原油の先物価格が歴史上初めてマイナス圏に突入しました。これにはびっくりしましたね。BBCは原油の5月の先物価格がマイナス37.63ドルと史上初めてマイナス価格を付けた事を伝えました。これ具体的に言うと、5月に原油を市場で売ろうとすると、原油を無償で渡すだけでは済まず、お金を払わないと引き取ってもらえないと言う事です。コロナウイルスのために、世界中で都市封鎖が行われており、原油需要が極端に落ち込んでいます。アメリカではガソリンの需要が通常時より3割も減っており、行き場のない原油はタンク等での貯蔵に回っていますが、貯蔵も限界に達している様です。従い原油製造者は貯蔵費を払わないと引き取ってもらえない状況に陥っているわけです。こんな事態を誰が想像したでしょうか。

原油価格暴落のもたらすもの

原油が安くなるならいいじゃないか。ガソリン価格も下がるだろうなんて思われる方もおられるかと思いますが、物事はそんなに簡単じゃないんですね。次の様な問題が次から次へと噴出する事が予想されます。

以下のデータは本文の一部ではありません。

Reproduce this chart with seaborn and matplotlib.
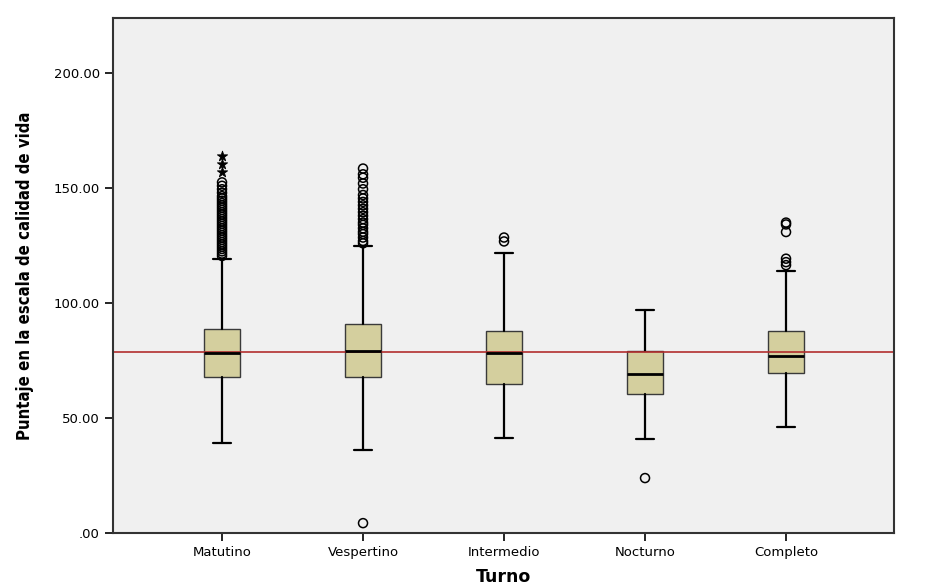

  1. 原油価格がいつ回復するかによりますが、今後も原油需要は長期に亘り低迷する事が予想されます。原油の生産コストは国や生産者により違いますが、米国で最近急速に生産を伸ばしてきたシェールオイルの生産者は生産コストが高いので、早晩低価格に耐えられず、倒産する事が予想されます。となると彼らに融資をしている銀行も痛みます。連鎖倒産が危惧されます
  2. 原油は世界に山とあるコモディティーの中でも代表的なものです。原油や原油を生産する会社そのものに投資する人もいますが、原油価格にリンクした金融商品が山ほど販売されています。こういうものに投資した投資家は相当な損害を受ける事が予想されます。かくいう私もリーマンショックの前に原油価格にリンクした金融商品を購入し、リーマンショック後の大暴落を経験した口ですが、今回の暴落はリーマンショック時と比べても比較になりません。
  3. 昔商社マンだった頃、原油採掘会社のアメリカ人から「世の中に出回っている金という金は元をただせば、原油から生まれているんだ。」と聞いた事があります。確かに原油の富を生み出す力はものすごく、米国やロシアやサウジアラビアといった国は原油が支えている部分があります。それだけに先物とはいえ、原油価格がマイナスになるというのは想像もつかないインパクトを世界経済に与えるものと思います。
  4. 再生可能エネルギーの普及にも大きく影響すると思います。これから世界が不況に突入した場合、人々は一銭でも安いエネルギー源に飛びつきます。今後原油価格下落に連れて、天然ガスや燃料用石炭など他の化石燃料も価格を下げると思いますので、再生可能エネルギーは競争力を失うと思います。当面、各国政府も景気対策でおおわらわでしょうから、環境に対する支援策は後回しになってしまうでしょう。そもそも不況で車も走りませんし、工場の操業率も下がるでしょうから、全体としての温暖化ガスの排出量はそれほど増えないと多いますが。
  5. トルコの様な天然資源を持たない国は原油安で一息つきますが、サウジアラビアを代表とする湾岸諸国はもろに影響をうけます。世界的な不況で需要が減る上に、価格が暴落すれば、生産コストの安いサウジでさえ大打撃を受けるでしょう。湾岸諸国はただでさえ政情不安定ですから、イランとサウジアラビアの対立などから紛争が起きてもおかしくありません。

コロナウイルスは歴史を変えうる

コロナウイルスは人の命を奪う恐ろしい病原菌ですが、人の動きを止めたために原油価格の暴落を引き起こし、世界的な不況を生じさせ、最悪のケースは紛争まで起こしかねないとんでもない疫病神なのです。人類は一致してこれに立ち向かう必要があります。